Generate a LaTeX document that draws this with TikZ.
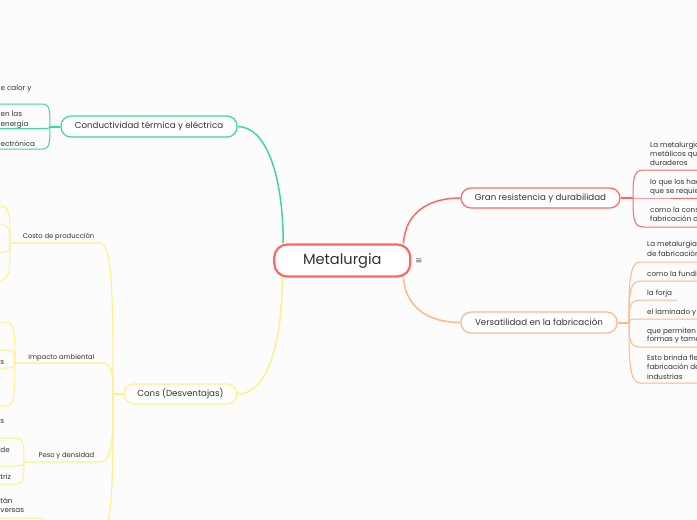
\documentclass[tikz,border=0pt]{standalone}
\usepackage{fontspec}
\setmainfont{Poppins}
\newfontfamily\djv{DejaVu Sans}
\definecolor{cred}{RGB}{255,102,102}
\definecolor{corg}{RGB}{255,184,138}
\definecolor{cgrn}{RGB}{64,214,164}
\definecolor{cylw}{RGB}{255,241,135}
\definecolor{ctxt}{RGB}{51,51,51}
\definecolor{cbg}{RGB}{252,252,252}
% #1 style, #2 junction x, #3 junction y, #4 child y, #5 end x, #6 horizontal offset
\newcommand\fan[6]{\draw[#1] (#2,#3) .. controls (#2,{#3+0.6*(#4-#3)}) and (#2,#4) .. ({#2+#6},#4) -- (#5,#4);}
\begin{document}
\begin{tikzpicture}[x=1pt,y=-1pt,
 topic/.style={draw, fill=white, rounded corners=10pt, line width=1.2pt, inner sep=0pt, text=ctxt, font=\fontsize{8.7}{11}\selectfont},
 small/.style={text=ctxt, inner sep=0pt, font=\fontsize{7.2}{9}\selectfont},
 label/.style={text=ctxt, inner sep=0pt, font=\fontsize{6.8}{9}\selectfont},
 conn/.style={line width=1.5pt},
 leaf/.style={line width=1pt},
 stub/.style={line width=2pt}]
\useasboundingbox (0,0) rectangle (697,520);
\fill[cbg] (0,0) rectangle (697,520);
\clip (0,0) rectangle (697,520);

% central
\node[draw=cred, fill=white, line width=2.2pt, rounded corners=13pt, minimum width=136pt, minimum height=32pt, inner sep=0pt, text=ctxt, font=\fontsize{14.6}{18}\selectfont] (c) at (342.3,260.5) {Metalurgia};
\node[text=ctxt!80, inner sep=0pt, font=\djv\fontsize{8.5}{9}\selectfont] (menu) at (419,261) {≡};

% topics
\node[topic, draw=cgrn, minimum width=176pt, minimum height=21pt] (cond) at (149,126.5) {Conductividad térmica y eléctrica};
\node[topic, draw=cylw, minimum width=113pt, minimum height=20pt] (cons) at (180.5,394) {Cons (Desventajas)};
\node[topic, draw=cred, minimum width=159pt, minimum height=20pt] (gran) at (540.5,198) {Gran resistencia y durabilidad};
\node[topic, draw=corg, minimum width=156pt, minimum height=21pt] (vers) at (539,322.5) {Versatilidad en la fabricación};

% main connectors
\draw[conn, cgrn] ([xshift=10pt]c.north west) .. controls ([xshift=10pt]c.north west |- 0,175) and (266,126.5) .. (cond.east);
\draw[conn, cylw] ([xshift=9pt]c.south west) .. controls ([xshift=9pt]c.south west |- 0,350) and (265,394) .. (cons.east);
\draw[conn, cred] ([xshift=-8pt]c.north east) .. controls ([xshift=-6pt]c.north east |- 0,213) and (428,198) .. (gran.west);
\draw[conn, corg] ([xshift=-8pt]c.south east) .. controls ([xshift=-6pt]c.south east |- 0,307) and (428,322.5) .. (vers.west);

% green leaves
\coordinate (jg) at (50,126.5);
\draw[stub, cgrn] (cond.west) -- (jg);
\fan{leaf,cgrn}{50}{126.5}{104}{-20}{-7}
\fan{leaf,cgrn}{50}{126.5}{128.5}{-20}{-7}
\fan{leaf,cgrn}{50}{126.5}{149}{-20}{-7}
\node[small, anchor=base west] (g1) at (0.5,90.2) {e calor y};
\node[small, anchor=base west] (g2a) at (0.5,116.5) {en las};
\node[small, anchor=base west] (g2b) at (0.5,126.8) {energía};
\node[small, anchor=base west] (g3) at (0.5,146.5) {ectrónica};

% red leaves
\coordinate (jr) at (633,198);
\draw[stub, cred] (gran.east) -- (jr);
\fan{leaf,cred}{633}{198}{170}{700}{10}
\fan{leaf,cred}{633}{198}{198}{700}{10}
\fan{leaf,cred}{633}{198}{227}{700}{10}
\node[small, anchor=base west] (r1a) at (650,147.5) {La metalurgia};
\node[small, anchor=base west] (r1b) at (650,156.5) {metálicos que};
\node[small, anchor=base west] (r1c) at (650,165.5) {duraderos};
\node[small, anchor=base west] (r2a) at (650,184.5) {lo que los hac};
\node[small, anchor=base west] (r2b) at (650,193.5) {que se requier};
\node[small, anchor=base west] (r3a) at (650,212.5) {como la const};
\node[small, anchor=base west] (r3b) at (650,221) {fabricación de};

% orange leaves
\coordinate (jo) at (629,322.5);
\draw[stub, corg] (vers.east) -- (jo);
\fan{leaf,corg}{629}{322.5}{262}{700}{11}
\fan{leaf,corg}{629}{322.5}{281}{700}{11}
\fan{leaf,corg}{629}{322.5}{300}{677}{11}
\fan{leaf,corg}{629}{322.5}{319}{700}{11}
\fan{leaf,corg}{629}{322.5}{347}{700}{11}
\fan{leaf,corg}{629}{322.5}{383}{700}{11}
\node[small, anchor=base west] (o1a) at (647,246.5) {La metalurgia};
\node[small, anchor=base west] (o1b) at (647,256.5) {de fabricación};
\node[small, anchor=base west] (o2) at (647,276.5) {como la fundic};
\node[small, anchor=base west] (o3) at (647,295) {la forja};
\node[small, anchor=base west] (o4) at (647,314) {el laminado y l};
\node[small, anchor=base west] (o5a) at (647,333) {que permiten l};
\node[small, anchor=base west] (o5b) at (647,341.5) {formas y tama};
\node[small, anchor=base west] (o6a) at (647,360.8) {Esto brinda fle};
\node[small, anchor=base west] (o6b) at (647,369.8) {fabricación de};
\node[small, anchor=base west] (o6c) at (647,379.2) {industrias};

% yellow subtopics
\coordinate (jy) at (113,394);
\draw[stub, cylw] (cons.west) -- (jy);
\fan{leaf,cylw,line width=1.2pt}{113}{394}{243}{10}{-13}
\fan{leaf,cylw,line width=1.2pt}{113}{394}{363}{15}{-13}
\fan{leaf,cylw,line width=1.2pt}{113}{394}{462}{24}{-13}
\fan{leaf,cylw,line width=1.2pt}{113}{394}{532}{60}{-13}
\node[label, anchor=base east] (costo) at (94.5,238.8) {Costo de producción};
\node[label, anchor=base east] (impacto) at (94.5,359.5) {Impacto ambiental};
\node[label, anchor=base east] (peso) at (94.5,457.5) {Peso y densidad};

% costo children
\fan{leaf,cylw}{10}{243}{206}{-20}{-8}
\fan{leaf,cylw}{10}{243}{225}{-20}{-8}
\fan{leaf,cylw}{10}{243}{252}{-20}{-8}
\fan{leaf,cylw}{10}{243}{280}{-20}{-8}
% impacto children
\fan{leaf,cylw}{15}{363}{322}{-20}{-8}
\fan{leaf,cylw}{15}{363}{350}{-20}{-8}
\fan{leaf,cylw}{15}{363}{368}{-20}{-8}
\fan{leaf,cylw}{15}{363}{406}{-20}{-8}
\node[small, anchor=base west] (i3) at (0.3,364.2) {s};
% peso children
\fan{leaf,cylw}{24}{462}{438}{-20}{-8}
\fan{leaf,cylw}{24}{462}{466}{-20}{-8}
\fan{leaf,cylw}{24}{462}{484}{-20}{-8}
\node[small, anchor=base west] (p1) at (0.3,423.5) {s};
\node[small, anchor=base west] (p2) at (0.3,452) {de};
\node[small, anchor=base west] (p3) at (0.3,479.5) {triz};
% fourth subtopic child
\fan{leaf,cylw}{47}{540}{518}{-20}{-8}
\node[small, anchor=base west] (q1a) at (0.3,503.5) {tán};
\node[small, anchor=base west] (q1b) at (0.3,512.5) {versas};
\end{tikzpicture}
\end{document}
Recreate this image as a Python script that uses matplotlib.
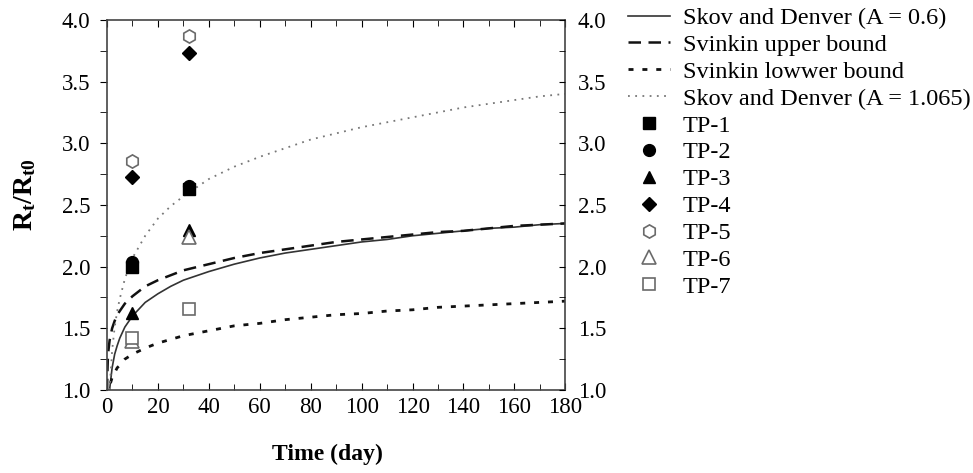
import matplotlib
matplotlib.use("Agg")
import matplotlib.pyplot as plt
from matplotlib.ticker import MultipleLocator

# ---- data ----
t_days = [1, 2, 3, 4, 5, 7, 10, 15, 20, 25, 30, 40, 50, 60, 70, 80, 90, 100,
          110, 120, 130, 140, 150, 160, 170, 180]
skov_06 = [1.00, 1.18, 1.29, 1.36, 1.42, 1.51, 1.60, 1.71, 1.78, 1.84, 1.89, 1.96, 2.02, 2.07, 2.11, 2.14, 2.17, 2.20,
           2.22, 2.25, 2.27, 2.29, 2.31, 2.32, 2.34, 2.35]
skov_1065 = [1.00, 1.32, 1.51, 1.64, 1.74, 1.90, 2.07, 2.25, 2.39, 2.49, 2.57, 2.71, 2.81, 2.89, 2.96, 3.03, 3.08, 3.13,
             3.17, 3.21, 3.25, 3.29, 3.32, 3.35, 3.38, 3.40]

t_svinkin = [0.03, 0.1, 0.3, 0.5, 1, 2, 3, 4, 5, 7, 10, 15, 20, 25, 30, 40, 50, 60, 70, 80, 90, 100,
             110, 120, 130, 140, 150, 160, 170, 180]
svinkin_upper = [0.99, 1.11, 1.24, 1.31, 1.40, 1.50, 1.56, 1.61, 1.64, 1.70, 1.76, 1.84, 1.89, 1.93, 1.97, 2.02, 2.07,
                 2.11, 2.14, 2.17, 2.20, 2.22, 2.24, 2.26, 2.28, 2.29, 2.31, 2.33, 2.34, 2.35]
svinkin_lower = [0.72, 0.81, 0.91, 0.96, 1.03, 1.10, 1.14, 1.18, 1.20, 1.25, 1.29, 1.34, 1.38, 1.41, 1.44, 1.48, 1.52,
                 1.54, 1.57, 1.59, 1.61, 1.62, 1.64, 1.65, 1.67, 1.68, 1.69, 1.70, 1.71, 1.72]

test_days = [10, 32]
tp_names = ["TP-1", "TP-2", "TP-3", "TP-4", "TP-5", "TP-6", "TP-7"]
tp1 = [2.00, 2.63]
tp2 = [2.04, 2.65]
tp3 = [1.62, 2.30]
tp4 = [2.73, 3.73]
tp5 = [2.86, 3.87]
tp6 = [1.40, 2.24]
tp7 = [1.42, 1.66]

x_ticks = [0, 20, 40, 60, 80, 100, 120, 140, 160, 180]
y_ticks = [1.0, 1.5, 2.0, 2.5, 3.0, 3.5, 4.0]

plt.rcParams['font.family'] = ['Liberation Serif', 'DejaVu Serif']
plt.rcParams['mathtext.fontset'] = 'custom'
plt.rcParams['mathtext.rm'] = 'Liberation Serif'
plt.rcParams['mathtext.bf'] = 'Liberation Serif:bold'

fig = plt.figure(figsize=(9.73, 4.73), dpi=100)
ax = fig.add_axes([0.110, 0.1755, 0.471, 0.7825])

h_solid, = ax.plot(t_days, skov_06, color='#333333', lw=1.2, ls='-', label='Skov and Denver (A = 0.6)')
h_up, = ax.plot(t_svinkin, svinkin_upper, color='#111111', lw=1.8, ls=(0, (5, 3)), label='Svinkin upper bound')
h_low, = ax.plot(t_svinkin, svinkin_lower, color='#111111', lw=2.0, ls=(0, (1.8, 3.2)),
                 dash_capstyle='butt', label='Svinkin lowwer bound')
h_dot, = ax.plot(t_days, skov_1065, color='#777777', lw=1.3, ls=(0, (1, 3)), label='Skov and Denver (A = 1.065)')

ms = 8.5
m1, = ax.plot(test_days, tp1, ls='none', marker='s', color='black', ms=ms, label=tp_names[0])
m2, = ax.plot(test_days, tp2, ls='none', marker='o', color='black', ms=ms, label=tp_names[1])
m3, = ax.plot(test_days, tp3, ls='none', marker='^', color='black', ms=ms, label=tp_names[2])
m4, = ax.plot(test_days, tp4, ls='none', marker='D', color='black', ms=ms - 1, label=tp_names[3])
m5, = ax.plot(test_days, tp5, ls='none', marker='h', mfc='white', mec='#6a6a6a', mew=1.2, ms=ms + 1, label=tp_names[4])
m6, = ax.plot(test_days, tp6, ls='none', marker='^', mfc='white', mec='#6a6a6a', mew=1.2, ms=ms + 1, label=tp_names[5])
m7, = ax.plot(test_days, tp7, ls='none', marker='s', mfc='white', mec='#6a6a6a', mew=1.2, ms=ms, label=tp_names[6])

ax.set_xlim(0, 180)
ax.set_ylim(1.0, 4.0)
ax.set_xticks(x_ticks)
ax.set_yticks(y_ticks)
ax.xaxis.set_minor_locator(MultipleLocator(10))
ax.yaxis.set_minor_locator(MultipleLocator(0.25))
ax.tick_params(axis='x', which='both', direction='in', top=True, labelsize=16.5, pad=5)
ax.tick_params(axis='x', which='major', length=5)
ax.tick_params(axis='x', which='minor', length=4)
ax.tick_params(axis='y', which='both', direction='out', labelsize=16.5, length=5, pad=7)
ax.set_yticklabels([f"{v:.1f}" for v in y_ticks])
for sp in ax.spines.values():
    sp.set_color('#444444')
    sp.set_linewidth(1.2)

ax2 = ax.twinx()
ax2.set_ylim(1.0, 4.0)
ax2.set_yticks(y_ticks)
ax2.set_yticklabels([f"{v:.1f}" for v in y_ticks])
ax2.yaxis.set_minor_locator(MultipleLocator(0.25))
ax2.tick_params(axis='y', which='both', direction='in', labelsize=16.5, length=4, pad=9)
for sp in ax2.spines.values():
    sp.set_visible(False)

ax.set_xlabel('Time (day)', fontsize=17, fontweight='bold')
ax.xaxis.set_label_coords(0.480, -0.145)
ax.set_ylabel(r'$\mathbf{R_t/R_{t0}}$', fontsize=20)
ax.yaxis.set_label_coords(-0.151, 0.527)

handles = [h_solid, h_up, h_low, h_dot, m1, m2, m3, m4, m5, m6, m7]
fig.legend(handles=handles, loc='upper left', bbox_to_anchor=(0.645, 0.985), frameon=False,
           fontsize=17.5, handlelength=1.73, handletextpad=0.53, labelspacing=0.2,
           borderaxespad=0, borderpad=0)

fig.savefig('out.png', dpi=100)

== AIM ==
Start at the line with "Recreate this image", stop at the line with "from matplotlib.ticker import MultipleLocator", both lines included, and repeat that span exactly without its pictures.

== FULL RESPONSE ==
Recreate this image as a Python script that uses matplotlib.
import matplotlib
matplotlib.use("Agg")
import matplotlib.pyplot as plt
from matplotlib.ticker import MultipleLocator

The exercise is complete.